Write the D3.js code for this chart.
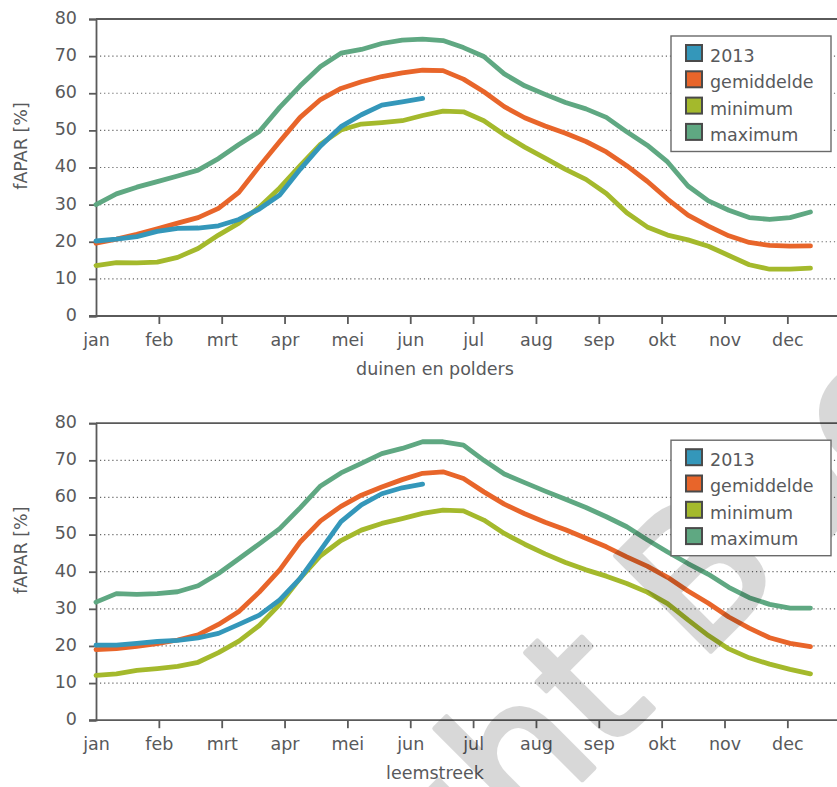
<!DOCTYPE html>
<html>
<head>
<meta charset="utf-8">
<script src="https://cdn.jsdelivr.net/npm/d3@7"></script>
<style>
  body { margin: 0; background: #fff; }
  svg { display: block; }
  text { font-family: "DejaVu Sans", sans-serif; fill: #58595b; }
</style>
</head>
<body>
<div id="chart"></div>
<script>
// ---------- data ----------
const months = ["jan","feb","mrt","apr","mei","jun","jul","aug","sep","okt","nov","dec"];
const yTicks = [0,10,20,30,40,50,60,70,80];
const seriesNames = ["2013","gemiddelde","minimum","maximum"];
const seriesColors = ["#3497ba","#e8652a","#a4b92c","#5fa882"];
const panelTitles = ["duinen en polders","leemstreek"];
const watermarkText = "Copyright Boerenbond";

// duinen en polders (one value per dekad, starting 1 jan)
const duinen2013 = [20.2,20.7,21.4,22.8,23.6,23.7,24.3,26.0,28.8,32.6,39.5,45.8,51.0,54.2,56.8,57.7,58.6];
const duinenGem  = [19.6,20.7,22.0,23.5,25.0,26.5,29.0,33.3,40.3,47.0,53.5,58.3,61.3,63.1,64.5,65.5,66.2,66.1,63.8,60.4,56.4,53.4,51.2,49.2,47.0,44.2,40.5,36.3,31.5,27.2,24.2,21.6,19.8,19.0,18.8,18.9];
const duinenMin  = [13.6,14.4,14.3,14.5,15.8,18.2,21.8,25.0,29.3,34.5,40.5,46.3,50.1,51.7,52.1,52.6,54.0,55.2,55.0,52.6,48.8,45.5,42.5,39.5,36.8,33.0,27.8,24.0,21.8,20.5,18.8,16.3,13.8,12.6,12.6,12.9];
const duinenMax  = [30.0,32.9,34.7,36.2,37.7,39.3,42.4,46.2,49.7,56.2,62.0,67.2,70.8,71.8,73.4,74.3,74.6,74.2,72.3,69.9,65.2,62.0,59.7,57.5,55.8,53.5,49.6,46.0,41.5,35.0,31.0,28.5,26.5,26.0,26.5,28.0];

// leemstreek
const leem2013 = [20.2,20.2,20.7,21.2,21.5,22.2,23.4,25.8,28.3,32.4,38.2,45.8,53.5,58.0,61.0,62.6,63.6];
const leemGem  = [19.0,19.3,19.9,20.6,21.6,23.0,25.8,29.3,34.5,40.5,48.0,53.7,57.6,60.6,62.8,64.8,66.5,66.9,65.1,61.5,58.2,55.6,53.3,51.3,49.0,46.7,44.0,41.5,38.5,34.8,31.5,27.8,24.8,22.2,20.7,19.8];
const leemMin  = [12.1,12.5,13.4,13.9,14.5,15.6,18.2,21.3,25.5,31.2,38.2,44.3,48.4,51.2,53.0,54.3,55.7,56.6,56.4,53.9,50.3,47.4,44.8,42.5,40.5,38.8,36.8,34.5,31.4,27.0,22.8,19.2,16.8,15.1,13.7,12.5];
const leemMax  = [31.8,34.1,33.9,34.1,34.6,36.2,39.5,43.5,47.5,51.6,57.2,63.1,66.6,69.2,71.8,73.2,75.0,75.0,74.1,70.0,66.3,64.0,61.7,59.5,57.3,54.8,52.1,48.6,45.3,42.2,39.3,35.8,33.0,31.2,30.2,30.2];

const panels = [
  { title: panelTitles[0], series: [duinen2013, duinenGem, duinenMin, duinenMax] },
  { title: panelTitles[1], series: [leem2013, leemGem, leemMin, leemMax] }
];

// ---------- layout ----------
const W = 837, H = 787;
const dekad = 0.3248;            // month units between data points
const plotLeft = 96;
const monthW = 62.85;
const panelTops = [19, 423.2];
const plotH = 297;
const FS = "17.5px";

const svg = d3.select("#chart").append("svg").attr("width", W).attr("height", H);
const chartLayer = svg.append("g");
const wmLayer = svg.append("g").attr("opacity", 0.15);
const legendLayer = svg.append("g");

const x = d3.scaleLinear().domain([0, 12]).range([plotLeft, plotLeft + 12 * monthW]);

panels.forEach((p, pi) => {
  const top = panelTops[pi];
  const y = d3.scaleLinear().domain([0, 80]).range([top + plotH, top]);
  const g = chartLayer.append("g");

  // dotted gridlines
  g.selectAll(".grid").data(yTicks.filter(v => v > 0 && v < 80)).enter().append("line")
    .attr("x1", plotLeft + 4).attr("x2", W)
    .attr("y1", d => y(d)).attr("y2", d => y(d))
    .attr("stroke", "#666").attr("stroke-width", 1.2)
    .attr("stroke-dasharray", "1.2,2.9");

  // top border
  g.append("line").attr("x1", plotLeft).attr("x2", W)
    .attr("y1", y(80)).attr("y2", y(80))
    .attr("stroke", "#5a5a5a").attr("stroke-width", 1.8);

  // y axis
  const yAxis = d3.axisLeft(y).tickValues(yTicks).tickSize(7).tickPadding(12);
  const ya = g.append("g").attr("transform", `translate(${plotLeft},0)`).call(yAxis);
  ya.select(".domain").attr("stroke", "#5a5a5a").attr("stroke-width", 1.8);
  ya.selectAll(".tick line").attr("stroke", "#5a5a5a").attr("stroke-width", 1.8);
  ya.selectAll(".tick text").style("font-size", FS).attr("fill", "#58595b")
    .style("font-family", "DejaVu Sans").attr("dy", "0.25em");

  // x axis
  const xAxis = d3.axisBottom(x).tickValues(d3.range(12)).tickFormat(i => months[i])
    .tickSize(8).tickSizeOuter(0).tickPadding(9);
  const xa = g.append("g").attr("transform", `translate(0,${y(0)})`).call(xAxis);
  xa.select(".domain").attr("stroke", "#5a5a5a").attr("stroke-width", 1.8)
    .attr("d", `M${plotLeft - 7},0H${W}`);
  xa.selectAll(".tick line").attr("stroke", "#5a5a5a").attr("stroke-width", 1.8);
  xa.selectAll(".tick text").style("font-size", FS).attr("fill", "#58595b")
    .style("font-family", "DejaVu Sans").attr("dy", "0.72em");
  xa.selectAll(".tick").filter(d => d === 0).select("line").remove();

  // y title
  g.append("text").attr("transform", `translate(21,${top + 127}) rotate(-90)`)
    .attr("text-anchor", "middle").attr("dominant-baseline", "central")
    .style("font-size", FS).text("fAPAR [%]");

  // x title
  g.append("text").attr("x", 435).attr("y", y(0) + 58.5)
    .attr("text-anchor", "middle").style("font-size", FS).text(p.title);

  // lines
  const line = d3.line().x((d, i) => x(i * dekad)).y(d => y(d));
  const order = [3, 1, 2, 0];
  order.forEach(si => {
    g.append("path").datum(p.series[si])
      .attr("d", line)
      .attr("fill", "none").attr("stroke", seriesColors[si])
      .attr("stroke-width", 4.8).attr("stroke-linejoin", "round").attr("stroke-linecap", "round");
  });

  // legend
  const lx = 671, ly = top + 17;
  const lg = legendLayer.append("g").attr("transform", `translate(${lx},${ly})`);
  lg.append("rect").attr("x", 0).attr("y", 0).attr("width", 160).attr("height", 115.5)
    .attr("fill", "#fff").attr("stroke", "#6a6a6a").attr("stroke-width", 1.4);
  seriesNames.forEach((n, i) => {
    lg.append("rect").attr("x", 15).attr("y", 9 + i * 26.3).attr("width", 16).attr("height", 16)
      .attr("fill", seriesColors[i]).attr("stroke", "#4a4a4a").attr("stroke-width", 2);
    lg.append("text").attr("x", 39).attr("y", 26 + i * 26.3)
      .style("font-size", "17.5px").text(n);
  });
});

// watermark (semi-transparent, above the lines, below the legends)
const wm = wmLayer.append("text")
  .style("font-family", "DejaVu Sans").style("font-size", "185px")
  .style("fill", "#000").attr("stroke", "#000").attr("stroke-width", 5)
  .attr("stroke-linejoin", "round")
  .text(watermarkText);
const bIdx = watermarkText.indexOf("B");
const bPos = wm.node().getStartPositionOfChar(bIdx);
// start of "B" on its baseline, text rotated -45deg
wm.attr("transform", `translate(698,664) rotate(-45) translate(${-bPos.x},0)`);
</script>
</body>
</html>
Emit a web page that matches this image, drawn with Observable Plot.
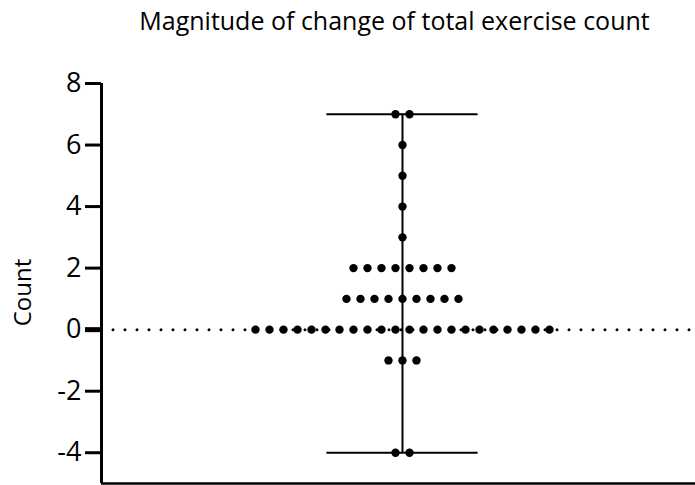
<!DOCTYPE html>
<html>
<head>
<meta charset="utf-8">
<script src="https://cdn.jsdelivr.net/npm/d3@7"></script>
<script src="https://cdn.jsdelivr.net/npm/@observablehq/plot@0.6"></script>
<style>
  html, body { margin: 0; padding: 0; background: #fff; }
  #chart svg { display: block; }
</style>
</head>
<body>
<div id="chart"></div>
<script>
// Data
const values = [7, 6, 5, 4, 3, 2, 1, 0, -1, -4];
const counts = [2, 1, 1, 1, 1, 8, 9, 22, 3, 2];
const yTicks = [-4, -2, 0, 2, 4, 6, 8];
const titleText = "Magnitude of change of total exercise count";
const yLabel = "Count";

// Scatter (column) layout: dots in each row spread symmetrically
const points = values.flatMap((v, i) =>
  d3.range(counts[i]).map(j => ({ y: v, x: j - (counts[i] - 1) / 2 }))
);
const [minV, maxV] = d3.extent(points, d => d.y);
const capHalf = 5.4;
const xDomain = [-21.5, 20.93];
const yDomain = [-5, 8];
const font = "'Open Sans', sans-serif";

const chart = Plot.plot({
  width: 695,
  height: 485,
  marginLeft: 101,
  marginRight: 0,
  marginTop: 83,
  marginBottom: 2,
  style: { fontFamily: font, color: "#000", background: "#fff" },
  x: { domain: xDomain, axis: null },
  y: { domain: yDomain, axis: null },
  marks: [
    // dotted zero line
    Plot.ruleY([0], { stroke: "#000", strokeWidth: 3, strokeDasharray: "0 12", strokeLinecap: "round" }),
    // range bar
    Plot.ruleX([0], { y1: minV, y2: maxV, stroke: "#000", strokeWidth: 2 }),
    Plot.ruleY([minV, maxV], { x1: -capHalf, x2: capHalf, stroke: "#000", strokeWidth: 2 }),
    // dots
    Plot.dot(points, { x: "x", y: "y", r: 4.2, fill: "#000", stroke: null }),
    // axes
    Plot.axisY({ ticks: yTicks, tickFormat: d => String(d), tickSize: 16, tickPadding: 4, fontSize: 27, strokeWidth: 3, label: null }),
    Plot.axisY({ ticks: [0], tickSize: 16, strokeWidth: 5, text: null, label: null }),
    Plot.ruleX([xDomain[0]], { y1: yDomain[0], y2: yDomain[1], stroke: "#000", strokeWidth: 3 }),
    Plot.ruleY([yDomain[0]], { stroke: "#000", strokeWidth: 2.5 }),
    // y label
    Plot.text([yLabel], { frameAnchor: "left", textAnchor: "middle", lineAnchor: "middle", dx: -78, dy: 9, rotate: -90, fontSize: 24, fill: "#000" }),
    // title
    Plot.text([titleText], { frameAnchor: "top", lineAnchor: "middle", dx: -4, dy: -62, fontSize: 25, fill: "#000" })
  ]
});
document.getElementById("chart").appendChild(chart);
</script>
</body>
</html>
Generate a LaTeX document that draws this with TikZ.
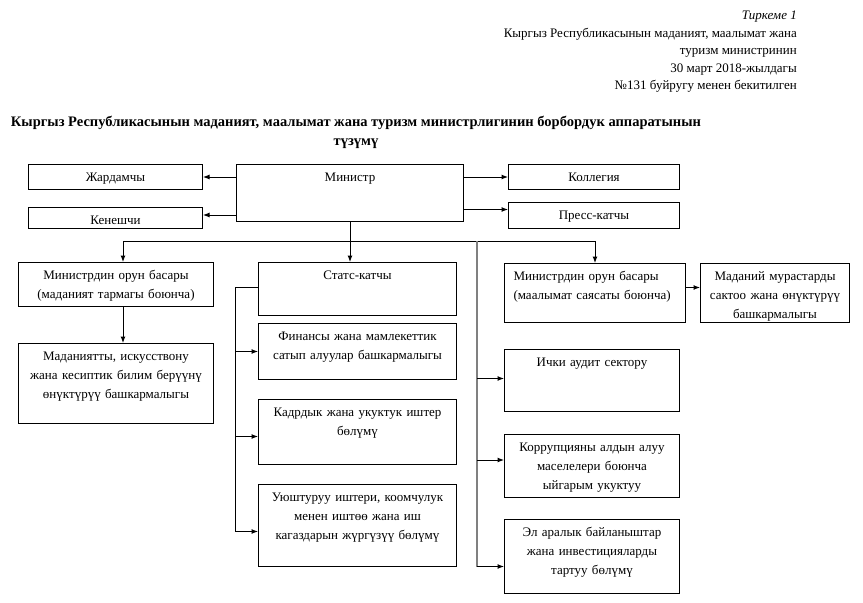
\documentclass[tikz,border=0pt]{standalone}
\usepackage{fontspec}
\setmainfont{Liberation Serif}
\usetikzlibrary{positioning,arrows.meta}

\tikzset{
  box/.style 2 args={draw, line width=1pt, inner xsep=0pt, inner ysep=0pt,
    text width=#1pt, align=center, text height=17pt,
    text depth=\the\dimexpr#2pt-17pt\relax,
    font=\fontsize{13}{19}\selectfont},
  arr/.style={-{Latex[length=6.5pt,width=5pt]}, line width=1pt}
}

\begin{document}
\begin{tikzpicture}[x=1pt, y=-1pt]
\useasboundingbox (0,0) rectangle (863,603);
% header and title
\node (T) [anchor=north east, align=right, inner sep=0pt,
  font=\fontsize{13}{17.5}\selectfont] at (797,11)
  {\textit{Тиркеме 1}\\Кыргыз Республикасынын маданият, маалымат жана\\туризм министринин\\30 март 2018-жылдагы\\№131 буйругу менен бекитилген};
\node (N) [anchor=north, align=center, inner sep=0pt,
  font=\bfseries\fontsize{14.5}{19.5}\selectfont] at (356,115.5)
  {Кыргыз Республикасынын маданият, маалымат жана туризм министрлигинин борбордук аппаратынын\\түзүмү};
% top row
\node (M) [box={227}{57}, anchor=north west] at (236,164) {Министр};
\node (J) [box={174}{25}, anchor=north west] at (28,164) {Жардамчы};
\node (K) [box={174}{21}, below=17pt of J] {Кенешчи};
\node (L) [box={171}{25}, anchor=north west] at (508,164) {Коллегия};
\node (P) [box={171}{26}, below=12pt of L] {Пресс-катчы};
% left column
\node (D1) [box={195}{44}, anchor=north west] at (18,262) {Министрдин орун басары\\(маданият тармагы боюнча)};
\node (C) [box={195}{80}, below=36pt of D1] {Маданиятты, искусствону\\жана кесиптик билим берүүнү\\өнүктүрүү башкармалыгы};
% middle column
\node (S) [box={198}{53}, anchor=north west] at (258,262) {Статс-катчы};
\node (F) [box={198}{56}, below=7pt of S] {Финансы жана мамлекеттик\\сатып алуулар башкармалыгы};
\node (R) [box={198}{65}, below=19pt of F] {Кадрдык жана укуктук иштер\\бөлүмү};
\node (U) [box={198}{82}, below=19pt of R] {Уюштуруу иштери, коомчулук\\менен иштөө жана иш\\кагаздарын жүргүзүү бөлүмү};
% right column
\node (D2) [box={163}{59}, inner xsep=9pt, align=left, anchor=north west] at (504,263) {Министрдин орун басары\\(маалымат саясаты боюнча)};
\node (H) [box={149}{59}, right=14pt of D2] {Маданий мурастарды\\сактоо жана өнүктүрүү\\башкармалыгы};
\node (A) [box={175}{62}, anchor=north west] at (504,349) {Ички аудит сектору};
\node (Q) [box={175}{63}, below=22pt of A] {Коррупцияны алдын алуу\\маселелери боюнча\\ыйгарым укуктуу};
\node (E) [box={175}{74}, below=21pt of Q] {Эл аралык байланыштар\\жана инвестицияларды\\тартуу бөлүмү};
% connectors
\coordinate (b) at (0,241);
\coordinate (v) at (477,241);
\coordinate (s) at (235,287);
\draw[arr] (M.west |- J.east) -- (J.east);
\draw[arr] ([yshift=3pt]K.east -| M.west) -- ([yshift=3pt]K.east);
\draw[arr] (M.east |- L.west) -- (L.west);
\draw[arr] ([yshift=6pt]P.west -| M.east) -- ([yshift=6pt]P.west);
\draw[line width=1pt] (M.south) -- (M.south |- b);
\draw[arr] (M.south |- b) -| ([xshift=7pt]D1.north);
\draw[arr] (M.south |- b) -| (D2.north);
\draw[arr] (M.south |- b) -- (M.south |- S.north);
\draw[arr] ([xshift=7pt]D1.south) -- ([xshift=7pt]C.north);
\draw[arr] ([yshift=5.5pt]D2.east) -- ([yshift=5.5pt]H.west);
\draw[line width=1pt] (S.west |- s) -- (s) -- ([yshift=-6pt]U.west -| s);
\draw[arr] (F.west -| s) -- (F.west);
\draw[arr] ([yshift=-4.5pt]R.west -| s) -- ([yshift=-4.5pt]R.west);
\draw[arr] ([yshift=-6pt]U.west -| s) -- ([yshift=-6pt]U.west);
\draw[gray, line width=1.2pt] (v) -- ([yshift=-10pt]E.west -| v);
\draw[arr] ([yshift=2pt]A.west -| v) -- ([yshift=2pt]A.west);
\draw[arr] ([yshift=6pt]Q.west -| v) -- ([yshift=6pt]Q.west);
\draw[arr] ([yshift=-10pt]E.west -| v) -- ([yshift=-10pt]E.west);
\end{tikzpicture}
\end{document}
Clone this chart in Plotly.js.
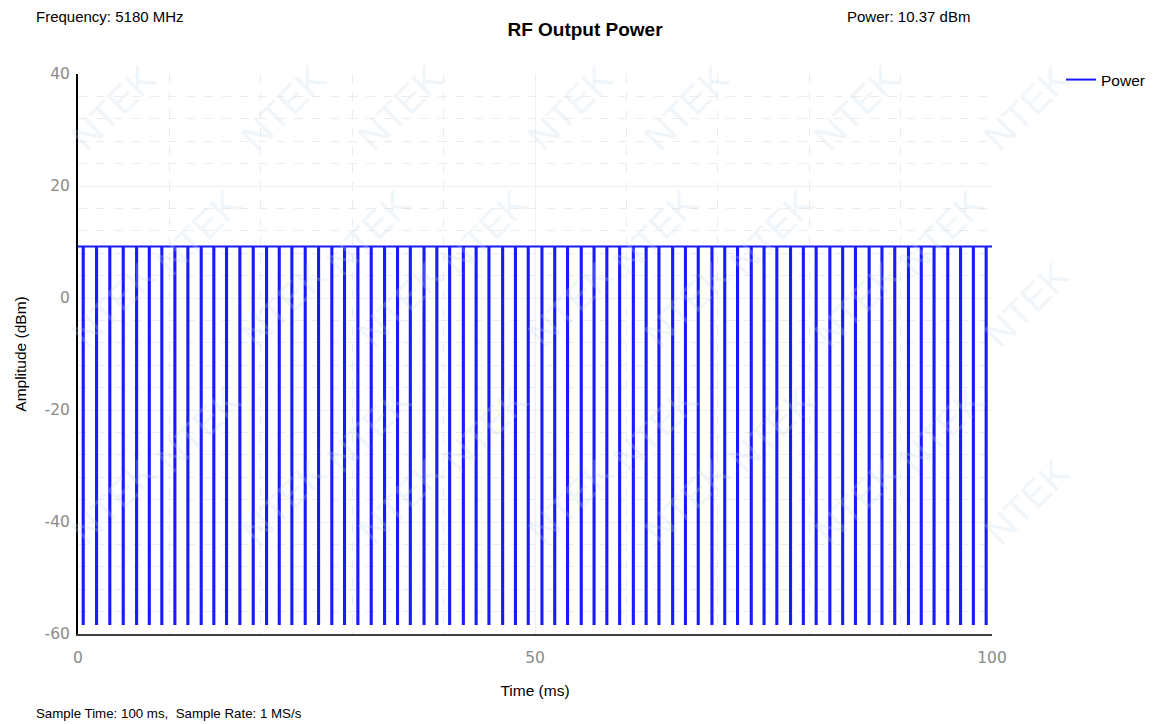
------------
__Task goal__
Your task is to collect every line above that contains the word "with".

__Output__
Emit a web page that matches this image, drawn with Observable Plot.
Generate a LaTeX document that draws this with TikZ.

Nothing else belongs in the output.